Anfal


Hathra, 80 km au S.O de Mossoul




"Mais s'agissait-il de prendre soin d'eux ? Non, je les enterrerai avec des bulldozers." (Enregistrement sur cassette d'Ali Hassan al-Madjid, Réunion du Bureau Nord, peut-être 21 ou 22 janvier 1989).


"Le 25 septembre 1990, l'honorable directeur a émis la directive suivante : la phrase "Nous n'avons aucune information sur leur sort" va remplacer la phrase "Ils ont été arrêtés pendant la victorieuse campagne d'Anfal et gardés en détention."


"Des membres du Jash ayant de la sympathie pour la tribu de Salim ont essayé de soudoyer les soldats en leur offrant 1000 dinars pour libérer chaque enfant. "Il est trop tard, ont répondu les soldats ; on avait déjà mis les enfants dans les camions."



La dame en pourpre



"Je pleure quand je vois un spectacle ou un film tragiques. Un jour, j'ai pleuré en voyant, dans un film, une femme perdue et sans famille. Mais j'aimerais dire que j'ai fait ce que j'étais supposé faire. Je ne pense pas que vous auriez pu faire plus que je n'ai fait." (Hassan Ali al Madjid, 15 avril 1989).


Le ministère des droits de l'Homme du Kurdistan édite des documents, photo, DVD, sur l'Anfal, et avant cela, avant la campagne de 1987-1988, le massacre des 8000 Barzani en 1983. Comme pour les chiites, la chute du régime de Saddam permet maintenant de retrouver et d'exhumer les fosses communes. Plusieurs CD ROM et DVD ont été donnés à l'institut kurde. All mass graves ; Hathra : Showing evidences ; Barzan's mass graves ; Fact finding Mission : Barzani's mass graves ; The victims of Saddams Regime ; Saddam's Legacy...

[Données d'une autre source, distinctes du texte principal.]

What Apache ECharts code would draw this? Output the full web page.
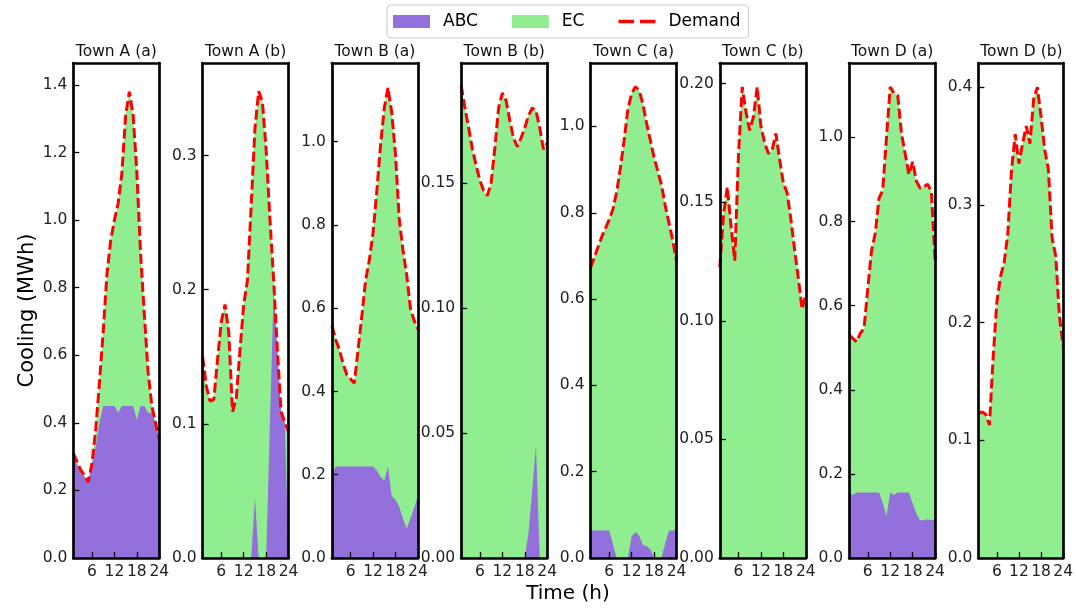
<!DOCTYPE html>
<html><head><meta charset="utf-8">
<script src="https://cdn.jsdelivr.net/npm/echarts@6/dist/echarts.min.js"></script>
<style>html,body{margin:0;padding:0;background:#fff}#c{width:1076px;height:610px}</style>
</head><body><div id="c"></div>
<script>
// ---------- data ----------
const hours = [1,2,3,4,5,6,7,8,9,10,11,12,13,14,15,16,17,18,19,20,21,22,23,24];
const xTicks = [6,12,18,24];
const titles = ['Town A (a)','Town A (b)','Town B (a)','Town B (b)','Town C (a)','Town C (b)','Town D (a)','Town D (b)'];
const seriesNames = ['ABC','EC','Demand'];

const demandA_a = [0.31,0.285,0.26,0.245,0.225,0.28,0.38,0.52,0.67,0.84,0.94,1.0,1.05,1.14,1.31,1.38,1.31,1.14,0.90,0.72,0.55,0.45,0.40,0.35];
const abcA_a    = [0.30,0.275,0.255,0.24,0.225,0.28,0.33,0.40,0.45,0.45,0.45,0.45,0.43,0.45,0.45,0.45,0.45,0.41,0.45,0.45,0.43,0.43,0.40,0.35];

const demandA_b = [0.150,0.128,0.117,0.118,0.148,0.176,0.189,0.168,0.109,0.119,0.155,0.189,0.207,0.263,0.320,0.348,0.340,0.304,0.253,0.207,0.155,0.109,0.101,0.094];
const abcA_b    = [0,0,0,0,0,0,0,0,0,0,0,0,0,0,0.045,0,0,0,0.10,0.20,0.155,0.109,0.101,0];

const demandB_a = [0.558,0.525,0.50,0.467,0.44,0.43,0.42,0.50,0.58,0.666,0.715,0.78,0.88,0.99,1.08,1.13,1.07,0.97,0.815,0.74,0.68,0.60,0.57,0.55];
const abcB_a    = [0.20,0.22,0.22,0.22,0.22,0.22,0.22,0.22,0.22,0.22,0.22,0.22,0.21,0.195,0.186,0.219,0.149,0.14,0.124,0.095,0.07,0.095,0.12,0.149];

const demandB_b = [0.189,0.180,0.172,0.1635,0.157,0.151,0.147,0.145,0.150,0.164,0.180,0.186,0.183,0.175,0.168,0.1645,0.168,0.172,0.177,0.180,0.179,0.172,0.1635,0.166];
const abcB_b    = [0,0,0,0,0,0,0,0,0,0,0,0,0,0,0,0,0,0,0.01,0.027,0.045,0,0,0];

const demandC_a = [0.672,0.696,0.72,0.744,0.764,0.784,0.808,0.848,0.904,0.968,1.04,1.076,1.092,1.084,1.052,1.008,0.968,0.928,0.896,0.864,0.816,0.776,0.736,0.688];
const abcC_a    = [0.064,0.064,0.064,0.064,0.064,0.064,0.032,0,0,0,0,0.05,0.06,0.052,0.03,0.028,0.02,0,0,0,0.035,0.064,0.064,0.064];

const demandC_b = [0.1226,0.145,0.1564,0.14,0.1254,0.17,0.1986,0.188,0.1803,0.186,0.1986,0.182,0.175,0.1705,0.172,0.179,0.168,0.158,0.154,0.143,0.13,0.118,0.105,0.111];
const abcC_b    = [0,0,0,0,0,0,0,0,0,0,0,0,0,0,0,0,0,0,0,0,0,0,0,0];

const demandD_a = [0.53,0.522,0.514,0.534,0.546,0.641,0.731,0.772,0.855,0.875,1.0,1.12,1.105,1.10,1.01,0.961,0.912,0.942,0.896,0.879,0.883,0.889,0.871,0.707];
const abcD_a    = [0.156,0.15,0.156,0.156,0.156,0.156,0.156,0.156,0.156,0.13,0.099,0.156,0.15,0.156,0.156,0.156,0.156,0.13,0.105,0.09,0.09,0.092,0.09,0.092];

const demandD_b = [0.123,0.124,0.122,0.113,0.17,0.217,0.239,0.251,0.276,0.33,0.36,0.335,0.352,0.367,0.352,0.39,0.40,0.375,0.347,0.33,0.272,0.256,0.205,0.18];
const abcD_b    = [0,0,0,0,0,0,0,0,0,0,0,0,0,0,0,0,0,0,0,0,0,0,0,0];

const yTicksA_a = [0,0.2,0.4,0.6,0.8,1.0,1.2,1.4];
const yTicksA_b = [0,0.1,0.2,0.3];
const yTicksB_a = [0,0.2,0.4,0.6,0.8,1.0];
const yTicksB_b = [0,0.05,0.10,0.15];
const yTicksC_a = [0,0.2,0.4,0.6,0.8,1.0];
const yTicksC_b = [0,0.05,0.10,0.15,0.20];
const yTicksD_a = [0,0.2,0.4,0.6,0.8,1.0];
const yTicksD_b = [0,0.1,0.2,0.3,0.4];

// ---------- layout / styling ----------
const panels = [
  {abc: abcA_a, demand: demandA_a, yTicks: yTicksA_a, yMax: 1.465, dec: 1},
  {abc: abcA_b, demand: demandA_b, yTicks: yTicksA_b, yMax: 0.369, dec: 1},
  {abc: abcB_a, demand: demandB_a, yTicks: yTicksB_a, yMax: 1.189, dec: 1},
  {abc: abcB_b, demand: demandB_b, yTicks: yTicksB_b, yMax: 0.198, dec: 2},
  {abc: abcC_a, demand: demandC_a, yTicks: yTicksC_a, yMax: 1.147, dec: 1},
  {abc: abcC_b, demand: demandC_b, yTicks: yTicksC_b, yMax: 0.2087, dec: 2},
  {abc: abcD_a, demand: demandD_a, yTicks: yTicksD_a, yMax: 1.177, dec: 1},
  {abc: abcD_b, demand: demandD_b, yTicks: yTicksD_b, yMax: 0.4205, dec: 1}
];
const FONT = 'DejaVu Sans';
const TICK_FS = 15.5;
const L0 = 73.3, STEP = 129.3, W = 86, TOP = 63, H = 495;
const frameLine = {show: true, onZero: false, lineStyle: {color: '#000', width: 2.7}};

const grid = [], xAxis = [], yAxis = [], series = [], title = [];
panels.forEach((p, i) => {
  const left = L0 + i * STEP;
  grid.push({left: left, top: TOP, width: W, height: H, containLabel: false});
  title.push({text: titles[i], left: left + W / 2, top: 44, padding: 0, textAlign: 'center',
    textStyle: {fontSize: TICK_FS, fontWeight: 'normal', fontFamily: FONT, color: '#111'}});
  xAxis.push({type: 'value', gridIndex: i, min: 1, max: 24, position: 'bottom', z: 10,
    axisLine: frameLine,
    axisTick: {show: true, inside: true, length: 6, customValues: xTicks, lineStyle: {color: '#000', width: 1.3}},
    axisLabel: {show: true, customValues: xTicks, margin: 6, color: '#222', fontSize: TICK_FS, fontFamily: FONT},
    splitLine: {show: false}});
  xAxis.push({type: 'value', gridIndex: i, min: 1, max: 24, position: 'top', z: 10,
    axisLine: frameLine, axisTick: {show: false}, axisLabel: {show: false}, splitLine: {show: false}});
  const yA = {type: 'value', gridIndex: i, min: 0, max: p.yMax, position: 'left', z: 10,
    axisLine: frameLine,
    axisTick: {show: true, inside: true, length: 6, customValues: p.yTicks, lineStyle: {color: '#000', width: 1.3}},
    axisLabel: {show: true, customValues: p.yTicks, margin: 6, color: '#222', fontSize: TICK_FS, fontFamily: FONT,
      formatter: (v) => Number(v).toFixed(p.dec)},
    splitLine: {show: false}};
  if (i === 0) {
    yA.name = 'Cooling (MWh)';
    yA.nameLocation = 'middle';
    yA.nameGap = 35;
    yA.nameRotate = 90;
    yA.nameTextStyle = {fontSize: 21, fontFamily: FONT, color: '#000'};
  }
  yAxis.push(yA);
  yAxis.push({type: 'value', gridIndex: i, min: 0, max: p.yMax, position: 'right', z: 10,
    axisLine: frameLine, axisTick: {show: false}, axisLabel: {show: false}, splitLine: {show: false}});

  const xi = 2 * i, yi = 2 * i;
  series.push({type: 'line', name: 'EC', xAxisIndex: xi, yAxisIndex: yi, z: 2,
    data: hours.map((h, k) => [h, p.demand[k]]), symbol: 'none', silent: true,
    lineStyle: {width: 0, opacity: 0}, itemStyle: {color: '#90EE90'},
    areaStyle: {color: '#90EE90', opacity: 1}});
  series.push({type: 'line', name: 'ABC', xAxisIndex: xi, yAxisIndex: yi, z: 3,
    data: hours.map((h, k) => [h, p.abc[k]]), symbol: 'none', silent: true,
    lineStyle: {width: 0, opacity: 0}, itemStyle: {color: '#9370DB'},
    areaStyle: {color: '#9370DB', opacity: 1}});
  series.push({type: 'line', name: 'Demand', xAxisIndex: xi, yAxisIndex: yi, z: 4,
    data: hours.map((h, k) => [h, p.demand[k]]), symbol: 'none', silent: true,
    lineStyle: {color: '#ff0000', width: 3, type: [10, 4]}, itemStyle: {color: '#ff0000'}});
});
title.push({text: 'Time (h)', left: 568, top: 584, padding: 0, textAlign: 'center',
  textStyle: {fontSize: 20, fontWeight: 'normal', fontFamily: FONT, color: '#000'}});

const chart = echarts.init(document.getElementById('c'), null, {renderer: 'canvas'});
chart.setOption({
  animation: false,
  backgroundColor: '#fff',
  title: title,
  legend: {
    left: 387, top: 5, padding: [8, 8, 8, 6], borderColor: '#ccc', borderWidth: 1, borderRadius: 4,
    itemWidth: 37, itemHeight: 13, itemGap: 34,
    textStyle: {fontSize: 17, fontFamily: FONT, color: '#000', padding: [0, 0, 0, 8]},
    data: [
      {name: seriesNames[0], icon: 'rect', itemStyle: {color: '#9370DB', borderWidth: 0}},
      {name: seriesNames[1], icon: 'rect', itemStyle: {color: '#90EE90', borderWidth: 0}},
      {name: seriesNames[2], icon: 'path://M0,0H13V2.8H0Z M18,0H31V2.8H18Z', itemStyle: {color: '#ff0000', borderWidth: 0}}
    ]
  },
  grid: grid, xAxis: xAxis, yAxis: yAxis, series: series
});
</script></body></html>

J'ai sélectionné quelques photos de ces fosses d'Irak remplies de squelettes et de cadavres momifiés, mêlés aux vêtements et aux objets que les morts avaient emmenés sur eux. Je dis Irak parce que le Kurdistan ce n'est pas le pays de la mort, c'est l'Irak qui est la tombe de ces Kurdes, le Kurdistan que l'on oblige à devenir Irak, c'est cela, c'est ce pays de la mort.


Membres de la tribu des Barzani assassinés en 1983

Certains clichés sont beaux, je les ai pris en priorité; encore que le terme "beau" puisse choquer, mais c'est vrai, ils sont beaux, tel ce crâne comme une Vanité, ou cette sandalette d'enfant auprès de laquelle, pour donner la mesure de sa taille, on a posé un stylo bille noir, de ces Bic tout simple à corps de plastique transparent et dont on a enlevé le capuchon. Voilà, chacun, chez soi, peut prendre le même stylo et mesurer la taille de la sandalette.

Des cadavres qui, comme des sujets de peinture, des portraits célèbres d'inconnus, en buste ou en pied, portent des noms anonymes et familiers dans le documentaire, comme "La Dame en pourpre", "The Purple Lady".

Non ces crânes ne sont pas repoussants, c'est comme déterrer la vie et les indices de princes antiques exhumés, dont nous enquêtons sur la mort : une balle dans la nuque, une seule balle, comment ils sont morts, les femmes aux yeux bandés, les hommes aux yeux bandés et liés. Et les objets aussi nous parlent, des sandales, des chaussures, des lunettes, des tétines d'enfants, comme les artefacts des tombes antiques, et sont filmés en témoins aussi dignes que les restes humains.



Il y a aussi, comme au Cambodge, les photos et les noms des 8000 Barzani tués de la même façon en 1983. Il faudrait écrire la vie de chacun de ces visages, il faudrait faire plus que retenir le nom des morts, même si cela n'est déjà pas si mal, il faudrait recueillir les récits, de vive voix, de tout ce que l'on sait d'eux.


Qu'ils soient plus que des os entassés, des squelettes en désordre, des pièces à charge contre le procès des responsables. Que ces fosses ne soient plus des mass graves, tombes de masse, tombes massives, mais un : Je + Je + Je + Je... empilés.



(Toutes les citations sous les photos sont extraites de : Génocide en Irak, la campagne d'Anfal contre les Kurdes, Middle East Watch (HRW), Karthala 2003.)